─── Dataset content

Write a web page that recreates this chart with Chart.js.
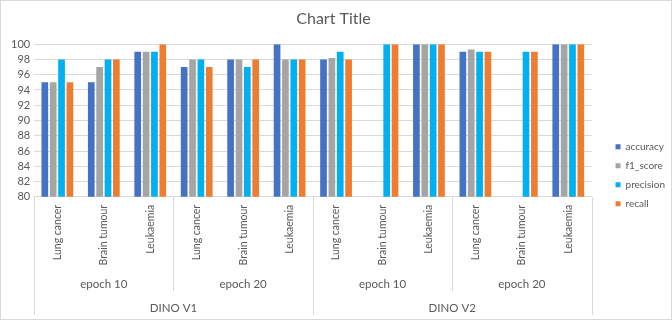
<!DOCTYPE html>
<html>
<head>
<meta charset="utf-8">
<script src="https://cdn.jsdelivr.net/npm/chart.js@4.4.1/dist/chart.umd.min.js"></script>
<style>
  html, body { margin: 0; padding: 0; background: #fff; }
  #wrap { width: 670px; height: 318px; border: 1px solid #d9d9d9; position: relative; }
</style>
</head>
<body>
<div id="wrap"><canvas id="chart"></canvas></div>
<script>
// カテゴリ（3段の軸ラベル）
const diseases = ['Lung cancer', 'Brain tumour', 'Leukaemia',
                  'Lung cancer', 'Brain tumour', 'Leukaemia',
                  'Lung cancer', 'Brain tumour', 'Leukaemia',
                  'Lung cancer', 'Brain tumour', 'Leukaemia'];
const epochs = ['epoch 10', 'epoch 20', 'epoch 10', 'epoch 20'];
const models = ['DINO V1', 'DINO V2'];

// 系列の値
const accuracy  = [95, 95, 99, 97, 98, 100, 98, null, 100, 99, null, 100];
const f1Score   = [95, 97, 99, 98, 98, 98, 98.2, null, 100, 99.3, null, 100];
const precision = [98, 98, 99, 98, 97, 98, 99, 100, 100, 99, 99, 100];
const recall    = [95, 98, 100, 97, 98, 98, 98, 100, 100, 99, 99, 100];

const yTicksMin = 80;
const yTicksMax = 100;
const yStep = 2;

const textColor = '#595959';
const lineColor = '#d9d9d9';
Chart.defaults.font.family = 'Lato, "Open Sans", sans-serif';
Chart.defaults.color = textColor;

// 区切り線（epoch / DINO の境界）をx軸の位置から描く
const separators = {
  id: 'separators',
  afterDraw(chart) {
    const x = chart.scales.x;
    const x2 = chart.scales.x2;
    const x3 = chart.scales.x3;
    const top = chart.chartArea.bottom;
    const ctx = chart.ctx;
    const per = diseases.length / epochs.length;
    const perModel = diseases.length / models.length;
    const edge = (i) => {
      if (i <= 0) return x.left;
      if (i >= diseases.length) return x.right;
      return (x.getPixelForValue(i - 1) + x.getPixelForValue(i)) / 2;
    };
    ctx.save();
    ctx.strokeStyle = lineColor;
    ctx.lineWidth = 1;
    for (let i = 0; i <= diseases.length; i += per) {
      const isModel = i % perModel === 0;
      const px = Math.round(edge(i)) + 0.5;
      ctx.beginPath();
      ctx.moveTo(px, top);
      ctx.lineTo(px, isModel ? x3.bottom : x2.bottom);
      ctx.stroke();
    }
    ctx.restore();
  }
};

// 凡例を少し右へ寄せる（Excel風の余白）
const legendShift = {
  id: 'legendShift',
  beforeDraw(chart) {
    const lg = chart.legend;
    const d = 15;
    lg.left += d;
    lg.right += d;
  }
};

new Chart(document.getElementById('chart'), {
  type: 'bar',
  data: {
    labels: diseases,
    datasets: [
      { label: 'accuracy', data: accuracy, backgroundColor: '#4472C4' },
      { label: 'f1_score', data: f1Score, backgroundColor: '#A5A5A5' },
      { label: 'precision', data: precision, backgroundColor: '#00B0F0' },
      { label: 'recall', data: recall, backgroundColor: '#ED7D31' }
    ]
  },
  options: {
    responsive: true,
    maintainAspectRatio: false,
    animation: false,
    datasets: { bar: { categoryPercentage: 0.72, barPercentage: 0.8 } },
    layout: { padding: { left: 6, right: 11, top: 0, bottom: 4 } },
    scales: {
      y: {
        min: yTicksMin,
        max: yTicksMax,
        ticks: { stepSize: yStep, autoSkip: false, font: { size: 11 }, color: textColor, padding: 4 },
        grid: { color: lineColor, drawTicks: false },
        border: { display: false }
      },
      // tickLength は目盛り線を描かず、ラベルの位置合わせに使う
      x: {
        weight: 0,
        grid: { display: false, tickLength: 4 },
        border: { color: lineColor },
        ticks: { minRotation: 90, maxRotation: 90, autoSkip: false, font: { size: 10.5 }, color: textColor, padding: 4 }
      },
      x2: {
        type: 'category',
        labels: epochs,
        position: 'bottom',
        weight: 1,
        offset: true,
        grid: { display: false, tickLength: 8 },
        border: { display: false },
        ticks: { font: { size: 11.5 }, color: textColor, padding: 0 }
      },
      x3: {
        type: 'category',
        labels: models,
        position: 'bottom',
        weight: 2,
        offset: true,
        grid: { display: false, tickLength: 10 },
        border: { display: false },
        ticks: { font: { size: 11.5 }, color: textColor, padding: 0 }
      }
    },
    plugins: {
      title: {
        display: true,
        text: 'Chart Title',
        color: textColor,
        font: { size: 16, weight: 'normal' },
        padding: { top: 8, bottom: 16 }
      },
      legend: {
        position: 'right',
        title: { display: true, text: '', padding: { top: 20, bottom: 0 } },
        labels: { boxWidth: 5, boxHeight: 5, font: { size: 10 }, color: textColor, padding: 9 }
      },
      tooltip: { enabled: false }
    }
  },
  plugins: [separators, legendShift]
});
</script>
</body>
</html>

──────

**Task description:**
Pictures excluded, repeat exactly the lines from the top of the material through the line with "const models = ['DINO V1', 'DINO V2'];", including both of those lines.

**Solution to this problem:**
Write a web page that recreates this chart with Chart.js.
<!DOCTYPE html>
<html>
<head>
<meta charset="utf-8">
<script src="https://cdn.jsdelivr.net/npm/chart.js@4.4.1/dist/chart.umd.min.js"></script>
<style>
  html, body { margin: 0; padding: 0; background: #fff; }
  #wrap { width: 670px; height: 318px; border: 1px solid #d9d9d9; position: relative; }
</style>
</head>
<body>
<div id="wrap"><canvas id="chart"></canvas></div>
<script>
// カテゴリ（3段の軸ラベル）
const diseases = ['Lung cancer', 'Brain tumour', 'Leukaemia',
                  'Lung cancer', 'Brain tumour', 'Leukaemia',
                  'Lung cancer', 'Brain tumour', 'Leukaemia',
                  'Lung cancer', 'Brain tumour', 'Leukaemia'];
const epochs = ['epoch 10', 'epoch 20', 'epoch 10', 'epoch 20'];
const models = ['DINO V1', 'DINO V2'];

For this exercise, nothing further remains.